===== Data lines =====

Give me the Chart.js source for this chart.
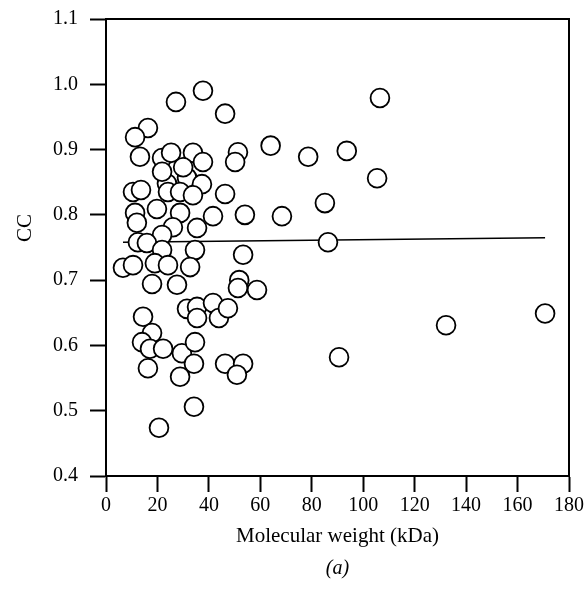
<!DOCTYPE html>
<html><head><meta charset="utf-8">
<script src="https://cdn.jsdelivr.net/npm/chart.js@4.4.0/dist/chart.umd.min.js"></script>
<style>html,body{margin:0;padding:0;background:#fff;}</style>
</head><body>
<canvas id="c" width="584" height="590" style="width:584px;height:590px;display:block"></canvas>
<script>
// Molecular weight (kDa) of each protein
const mwKDa = [31.5,23.7,27.2,37.7,46.3,16.3,11.3,13.2,51.3,50.2,64.0,78.6,93.6,105.4,106.5,85.1,68.4,54.0,86.3,53.3,58.7,51.8,51.3,90.6,132.2,170.7,
  21.8,25.3,33.8,37.7,30.0,21.8,37.3,10.5,13.6,24.1,28.8,33.8,46.3,19.8,11.3,12.0,28.8,41.6,26.0,35.4,21.8,12.4,15.9,21.8,34.6,6.6,10.5,19.0,24.1,32.7,17.9,27.6,31.5,35.4,41.6,35.4,43.9,47.4,14.4,17.9,14.0,17.1,22.2,29.5,34.6,34.2,46.3,53.3,50.9,16.3,28.8,34.2,20.6];
// Correlation coefficient (CC)
const ccValues = [0.857,0.848,0.973,0.990,0.955,0.933,0.919,0.889,0.896,0.881,0.906,0.889,0.898,0.856,0.979,0.818,0.798,0.800,0.758,0.739,0.685,0.700,0.688,0.582,0.631,0.649,
  0.887,0.895,0.895,0.881,0.873,0.866,0.847,0.835,0.838,0.835,0.835,0.830,0.832,0.809,0.803,0.788,0.803,0.798,0.781,0.780,0.769,0.758,0.757,0.746,0.746,0.719,0.723,0.726,0.723,0.720,0.694,0.693,0.656,0.659,0.665,0.642,0.642,0.657,0.644,0.619,0.605,0.595,0.595,0.588,0.605,0.572,0.572,0.572,0.555,0.565,0.552,0.506,0.474];
// Linear fit end points
const fitX = [6.6, 170.7];
const fitY = [0.758, 0.765];
// Axis ticks
const xTicks = [0,20,40,60,80,100,120,140,160,180];
const yTicks = [0.4,0.5,0.6,0.7,0.8,0.9,1.0,1.1];
const xTitle = 'Molecular weight (kDa)';
const yTitle = 'CC';
const panelLabel = '(a)';

const FONT = '"Liberation Serif", "Times New Roman", serif';

const scatterData = mwKDa.map((x, i) => ({x: x, y: ccValues[i]}));
const fitData = fitX.map((x, i) => ({x: x, y: fitY[i]}));

const framePlugin = {
  id: 'frame',
  afterDatasetsDraw(chart) {
    const {ctx, chartArea: a} = chart;
    ctx.save();
    ctx.strokeStyle = '#000';
    ctx.lineWidth = 2;
    ctx.beginPath();
    ctx.moveTo(a.left, a.top);
    ctx.lineTo(a.right, a.top);
    ctx.lineTo(a.right, a.bottom);
    ctx.stroke();
    ctx.restore();
  },
  afterDraw(chart) {
    const {ctx, chartArea: a} = chart;
    ctx.save();
    ctx.fillStyle = '#000';
    ctx.textAlign = 'center';
    ctx.textBaseline = 'middle';
    ctx.font = '21px ' + FONT;
    ctx.translate(25, 228);
    ctx.rotate(-Math.PI / 2);
    ctx.fillText(yTitle, 0, 0);
    ctx.restore();
    ctx.save();
    ctx.fillStyle = '#000';
    ctx.textAlign = 'center';
    ctx.textBaseline = 'middle';
    ctx.font = 'italic 20px ' + FONT;
    ctx.fillText(panelLabel, (a.left + a.right) / 2, 569);
    ctx.restore();
  }
};

new Chart(document.getElementById('c'), {
  data: {
    datasets: [
      {
        type: 'line',
        data: fitData,
        borderColor: '#000',
        borderWidth: 1.5,
        pointRadius: 0,
        fill: false,
        order: 2
      },
      {
        type: 'scatter',
        data: scatterData,
        backgroundColor: '#fff',
        borderColor: '#000',
        borderWidth: 1.8,
        pointRadius: 9.4,
        pointHoverRadius: 9.4,
        order: 1
      }
    ]
  },
  options: {
    responsive: false,
    devicePixelRatio: 1,
    animation: false,
    layout: {padding: {left: 0, right: 15, top: 19, bottom: 0}},
    plugins: {legend: {display: false}, tooltip: {enabled: false}},
    scales: {
      x: {
        type: 'linear',
        min: 0, max: 180,
        afterBuildTicks(s) { s.ticks = xTicks.map(v => ({value: v})); },
        afterFit(s) { s.height = 114; s.paddingLeft = 0; s.paddingRight = 0; },
        border: {display: true, color: '#000', width: 2},
        grid: {display: true, drawOnChartArea: false, drawTicks: true, tickLength: 16, tickWidth: 2, tickColor: '#000'},
        ticks: {color: '#000', font: {family: FONT, size: 20}, padding: 2, maxRotation: 0,
          callback: v => String(v)},
        title: {display: true, text: xTitle, color: '#000', font: {family: FONT, size: 21}, padding: {top: 0, bottom: 41}}
      },
      y: {
        type: 'linear',
        min: 0.4, max: 1.1,
        afterBuildTicks(s) { s.ticks = yTicks.map(v => ({value: v})); },
        afterFit(s) { s.width = 106; s.paddingTop = 0; s.paddingBottom = 0; },
        border: {display: true, color: '#000', width: 2},
        grid: {display: true, drawOnChartArea: false, drawTicks: true, tickLength: 16, tickWidth: 2, tickColor: '#000'},
        ticks: {color: '#000', font: {family: FONT, size: 20}, padding: 12,
          callback: v => Number(v).toFixed(1)},
        title: {display: false}
      }
    }
  },
  plugins: [framePlugin]
});
</script>
</body></html>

=====

**Goal:** Copy out all the data without changing anything, and drop the pictures.

**Full answer:**
Give me the Chart.js source for this chart.
<!DOCTYPE html>
<html><head><meta charset="utf-8">
<script src="https://cdn.jsdelivr.net/npm/chart.js@4.4.0/dist/chart.umd.min.js"></script>
<style>html,body{margin:0;padding:0;background:#fff;}</style>
</head><body>
<canvas id="c" width="584" height="590" style="width:584px;height:590px;display:block"></canvas>
<script>
// Molecular weight (kDa) of each protein
const mwKDa = [31.5,23.7,27.2,37.7,46.3,16.3,11.3,13.2,51.3,50.2,64.0,78.6,93.6,105.4,106.5,85.1,68.4,54.0,86.3,53.3,58.7,51.8,51.3,90.6,132.2,170.7,
  21.8,25.3,33.8,37.7,30.0,21.8,37.3,10.5,13.6,24.1,28.8,33.8,46.3,19.8,11.3,12.0,28.8,41.6,26.0,35.4,21.8,12.4,15.9,21.8,34.6,6.6,10.5,19.0,24.1,32.7,17.9,27.6,31.5,35.4,41.6,35.4,43.9,47.4,14.4,17.9,14.0,17.1,22.2,29.5,34.6,34.2,46.3,53.3,50.9,16.3,28.8,34.2,20.6];
// Correlation coefficient (CC)
const ccValues = [0.857,0.848,0.973,0.990,0.955,0.933,0.919,0.889,0.896,0.881,0.906,0.889,0.898,0.856,0.979,0.818,0.798,0.800,0.758,0.739,0.685,0.700,0.688,0.582,0.631,0.649,
  0.887,0.895,0.895,0.881,0.873,0.866,0.847,0.835,0.838,0.835,0.835,0.830,0.832,0.809,0.803,0.788,0.803,0.798,0.781,0.780,0.769,0.758,0.757,0.746,0.746,0.719,0.723,0.726,0.723,0.720,0.694,0.693,0.656,0.659,0.665,0.642,0.642,0.657,0.644,0.619,0.605,0.595,0.595,0.588,0.605,0.572,0.572,0.572,0.555,0.565,0.552,0.506,0.474];
// Linear fit end points
const fitX = [6.6, 170.7];
const fitY = [0.758, 0.765];
// Axis ticks
const xTicks = [0,20,40,60,80,100,120,140,160,180];
const yTicks = [0.4,0.5,0.6,0.7,0.8,0.9,1.0,1.1];
const xTitle = 'Molecular weight (kDa)';
const yTitle = 'CC';
const panelLabel = '(a)';

const FONT = '"Liberation Serif", "Times New Roman", serif';

const scatterData = mwKDa.map((x, i) => ({x: x, y: ccValues[i]}));
const fitData = fitX.map((x, i) => ({x: x, y: fitY[i]}));

const framePlugin = {
  id: 'frame',
  afterDatasetsDraw(chart) {
    const {ctx, chartArea: a} = chart;
    ctx.save();
    ctx.strokeStyle = '#000';
    ctx.lineWidth = 2;
    ctx.beginPath();
    ctx.moveTo(a.left, a.top);
    ctx.lineTo(a.right, a.top);
    ctx.lineTo(a.right, a.bottom);
    ctx.stroke();
    ctx.restore();
  },
  afterDraw(chart) {
    const {ctx, chartArea: a} = chart;
    ctx.save();
    ctx.fillStyle = '#000';
    ctx.textAlign = 'center';
    ctx.textBaseline = 'middle';
    ctx.font = '21px ' + FONT;
    ctx.translate(25, 228);
    ctx.rotate(-Math.PI / 2);
    ctx.fillText(yTitle, 0, 0);
    ctx.restore();
    ctx.save();
    ctx.fillStyle = '#000';
    ctx.textAlign = 'center';
    ctx.textBaseline = 'middle';
    ctx.font = 'italic 20px ' + FONT;
    ctx.fillText(panelLabel, (a.left + a.right) / 2, 569);
    ctx.restore();
  }
};

new Chart(document.getElementById('c'), {
  data: {
    datasets: [
      {
        type: 'line',
        data: fitData,
        borderColor: '#000',
        borderWidth: 1.5,
        pointRadius: 0,
        fill: false,
        order: 2
      },
      {
        type: 'scatter',
        data: scatterData,
        backgroundColor: '#fff',
        borderColor: '#000',
        borderWidth: 1.8,
        pointRadius: 9.4,
        pointHoverRadius: 9.4,
        order: 1
      }
    ]
  },
  options: {
    responsive: false,
    devicePixelRatio: 1,
    animation: false,
    layout: {padding: {left: 0, right: 15, top: 19, bottom: 0}},
    plugins: {legend: {display: false}, tooltip: {enabled: false}},
    scales: {
      x: {
        type: 'linear',
        min: 0, max: 180,
        afterBuildTicks(s) { s.ticks = xTicks.map(v => ({value: v})); },
        afterFit(s) { s.height = 114; s.paddingLeft = 0; s.paddingRight = 0; },
        border: {display: true, color: '#000', width: 2},
        grid: {display: true, drawOnChartArea: false, drawTicks: true, tickLength: 16, tickWidth: 2, tickColor: '#000'},
        ticks: {color: '#000', font: {family: FONT, size: 20}, padding: 2, maxRotation: 0,
          callback: v => String(v)},
        title: {display: true, text: xTitle, color: '#000', font: {family: FONT, size: 21}, padding: {top: 0, bottom: 41}}
      },
      y: {
        type: 'linear',
        min: 0.4, max: 1.1,
        afterBuildTicks(s) { s.ticks = yTicks.map(v => ({value: v})); },
        afterFit(s) { s.width = 106; s.paddingTop = 0; s.paddingBottom = 0; },
        border: {display: true, color: '#000', width: 2},
        grid: {display: true, drawOnChartArea: false, drawTicks: true, tickLength: 16, tickWidth: 2, tickColor: '#000'},
        ticks: {color: '#000', font: {family: FONT, size: 20}, padding: 12,
          callback: v => Number(v).toFixed(1)},
        title: {display: false}
      }
    }
  },
  plugins: [framePlugin]
});
</script>
</body></html>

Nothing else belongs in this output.